Problem statement –
Leave out the pictures and repeat the data exactly.

Given material –
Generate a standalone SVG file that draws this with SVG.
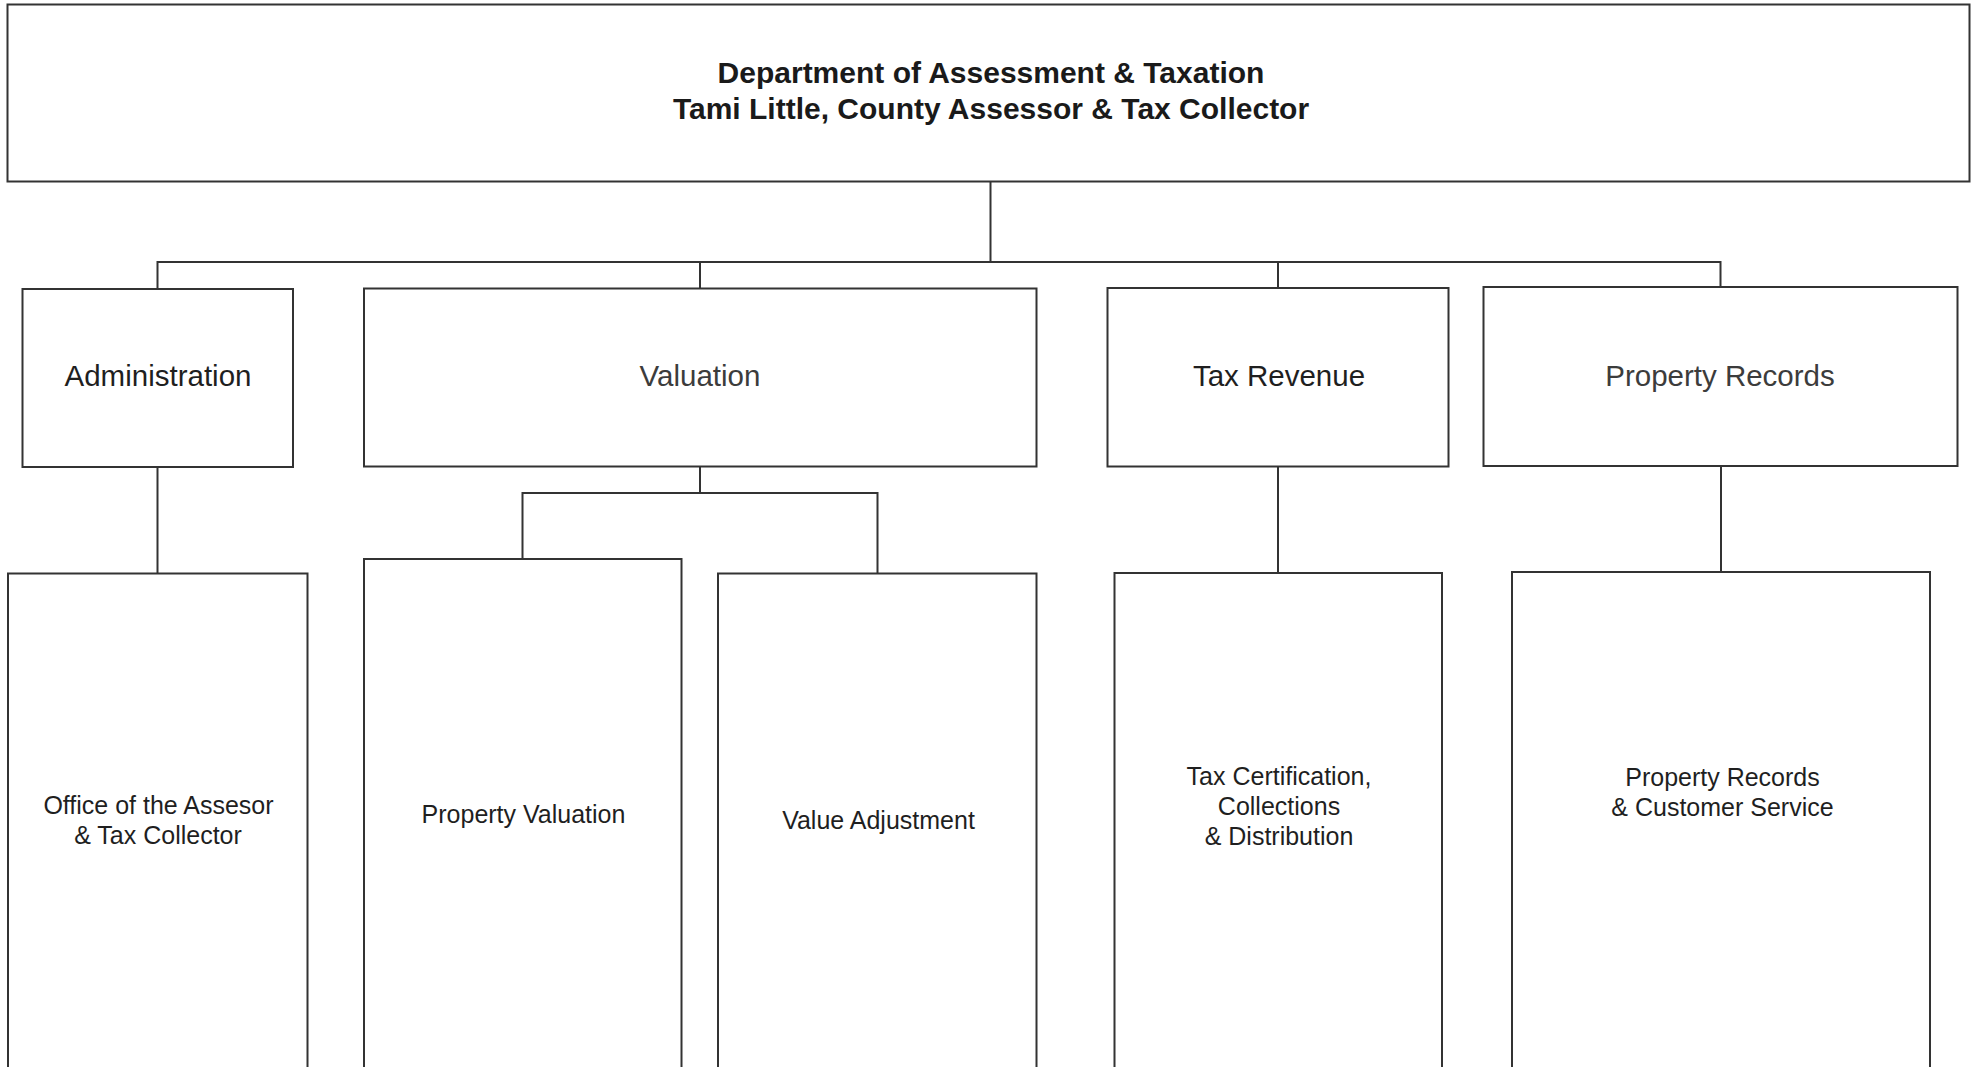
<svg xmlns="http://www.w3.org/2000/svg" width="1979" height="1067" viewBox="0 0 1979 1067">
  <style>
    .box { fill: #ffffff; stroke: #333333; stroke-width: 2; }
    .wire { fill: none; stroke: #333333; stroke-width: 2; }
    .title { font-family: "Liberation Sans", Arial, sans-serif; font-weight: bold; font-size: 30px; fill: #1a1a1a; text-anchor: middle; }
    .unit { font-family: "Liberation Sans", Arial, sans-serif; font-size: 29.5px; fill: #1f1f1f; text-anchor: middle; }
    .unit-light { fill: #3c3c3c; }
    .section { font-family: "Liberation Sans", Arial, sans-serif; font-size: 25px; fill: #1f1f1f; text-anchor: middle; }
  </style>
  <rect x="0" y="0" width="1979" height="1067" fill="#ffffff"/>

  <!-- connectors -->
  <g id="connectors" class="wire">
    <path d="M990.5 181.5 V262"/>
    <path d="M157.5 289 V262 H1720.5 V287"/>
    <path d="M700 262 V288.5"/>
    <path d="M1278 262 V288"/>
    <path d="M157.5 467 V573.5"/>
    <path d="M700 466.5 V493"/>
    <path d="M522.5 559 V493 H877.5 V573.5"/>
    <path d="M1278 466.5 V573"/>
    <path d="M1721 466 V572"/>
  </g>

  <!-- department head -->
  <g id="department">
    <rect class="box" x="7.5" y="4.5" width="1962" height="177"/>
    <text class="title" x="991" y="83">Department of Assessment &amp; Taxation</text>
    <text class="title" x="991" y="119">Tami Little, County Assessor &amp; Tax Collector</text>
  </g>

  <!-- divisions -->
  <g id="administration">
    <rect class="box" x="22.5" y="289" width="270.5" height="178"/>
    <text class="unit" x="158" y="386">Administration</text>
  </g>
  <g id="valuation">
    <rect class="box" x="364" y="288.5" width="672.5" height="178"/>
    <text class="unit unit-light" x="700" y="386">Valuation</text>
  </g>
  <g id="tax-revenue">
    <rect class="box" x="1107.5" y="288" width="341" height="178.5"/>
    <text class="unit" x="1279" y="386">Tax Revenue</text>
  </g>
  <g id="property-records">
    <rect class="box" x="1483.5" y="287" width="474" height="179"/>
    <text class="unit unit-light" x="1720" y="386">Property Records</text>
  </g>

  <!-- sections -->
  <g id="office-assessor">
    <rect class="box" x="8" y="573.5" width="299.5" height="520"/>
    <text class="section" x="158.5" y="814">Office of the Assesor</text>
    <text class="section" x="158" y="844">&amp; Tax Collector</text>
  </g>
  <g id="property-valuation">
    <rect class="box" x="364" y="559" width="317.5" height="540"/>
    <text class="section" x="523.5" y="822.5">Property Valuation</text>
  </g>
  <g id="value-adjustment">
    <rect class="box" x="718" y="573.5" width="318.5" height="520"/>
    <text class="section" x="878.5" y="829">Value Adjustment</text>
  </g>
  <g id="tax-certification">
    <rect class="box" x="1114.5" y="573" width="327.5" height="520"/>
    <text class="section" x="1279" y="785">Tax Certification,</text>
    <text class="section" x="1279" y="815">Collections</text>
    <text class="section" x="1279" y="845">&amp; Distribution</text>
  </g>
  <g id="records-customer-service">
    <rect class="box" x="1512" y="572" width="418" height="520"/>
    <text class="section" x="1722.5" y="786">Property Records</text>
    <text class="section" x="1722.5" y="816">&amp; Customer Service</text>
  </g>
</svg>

Response –
Generate a standalone SVG file that draws this with SVG.
<svg xmlns="http://www.w3.org/2000/svg" width="1979" height="1067" viewBox="0 0 1979 1067">
  <style>
    .box { fill: #ffffff; stroke: #333333; stroke-width: 2; }
    .wire { fill: none; stroke: #333333; stroke-width: 2; }
    .title { font-family: "Liberation Sans", Arial, sans-serif; font-weight: bold; font-size: 30px; fill: #1a1a1a; text-anchor: middle; }
    .unit { font-family: "Liberation Sans", Arial, sans-serif; font-size: 29.5px; fill: #1f1f1f; text-anchor: middle; }
    .unit-light { fill: #3c3c3c; }
    .section { font-family: "Liberation Sans", Arial, sans-serif; font-size: 25px; fill: #1f1f1f; text-anchor: middle; }
  </style>
  <rect x="0" y="0" width="1979" height="1067" fill="#ffffff"/>

  <!-- connectors -->
  <g id="connectors" class="wire">
    <path d="M990.5 181.5 V262"/>
    <path d="M157.5 289 V262 H1720.5 V287"/>
    <path d="M700 262 V288.5"/>
    <path d="M1278 262 V288"/>
    <path d="M157.5 467 V573.5"/>
    <path d="M700 466.5 V493"/>
    <path d="M522.5 559 V493 H877.5 V573.5"/>
    <path d="M1278 466.5 V573"/>
    <path d="M1721 466 V572"/>
  </g>

  <!-- department head -->
  <g id="department">
    <rect class="box" x="7.5" y="4.5" width="1962" height="177"/>
    <text class="title" x="991" y="83">Department of Assessment &amp; Taxation</text>
    <text class="title" x="991" y="119">Tami Little, County Assessor &amp; Tax Collector</text>
  </g>

  <!-- divisions -->
  <g id="administration">
    <rect class="box" x="22.5" y="289" width="270.5" height="178"/>
    <text class="unit" x="158" y="386">Administration</text>
  </g>
  <g id="valuation">
    <rect class="box" x="364" y="288.5" width="672.5" height="178"/>
    <text class="unit unit-light" x="700" y="386">Valuation</text>
  </g>
  <g id="tax-revenue">
    <rect class="box" x="1107.5" y="288" width="341" height="178.5"/>
    <text class="unit" x="1279" y="386">Tax Revenue</text>
  </g>
  <g id="property-records">
    <rect class="box" x="1483.5" y="287" width="474" height="179"/>
    <text class="unit unit-light" x="1720" y="386">Property Records</text>
  </g>

  <!-- sections -->
  <g id="office-assessor">
    <rect class="box" x="8" y="573.5" width="299.5" height="520"/>
    <text class="section" x="158.5" y="814">Office of the Assesor</text>
    <text class="section" x="158" y="844">&amp; Tax Collector</text>
  </g>
  <g id="property-valuation">
    <rect class="box" x="364" y="559" width="317.5" height="540"/>
    <text class="section" x="523.5" y="822.5">Property Valuation</text>
  </g>
  <g id="value-adjustment">
    <rect class="box" x="718" y="573.5" width="318.5" height="520"/>
    <text class="section" x="878.5" y="829">Value Adjustment</text>
  </g>
  <g id="tax-certification">
    <rect class="box" x="1114.5" y="573" width="327.5" height="520"/>
    <text class="section" x="1279" y="785">Tax Certification,</text>
    <text class="section" x="1279" y="815">Collections</text>
    <text class="section" x="1279" y="845">&amp; Distribution</text>
  </g>
  <g id="records-customer-service">
    <rect class="box" x="1512" y="572" width="418" height="520"/>
    <text class="section" x="1722.5" y="786">Property Records</text>
    <text class="section" x="1722.5" y="816">&amp; Customer Service</text>
  </g>
</svg>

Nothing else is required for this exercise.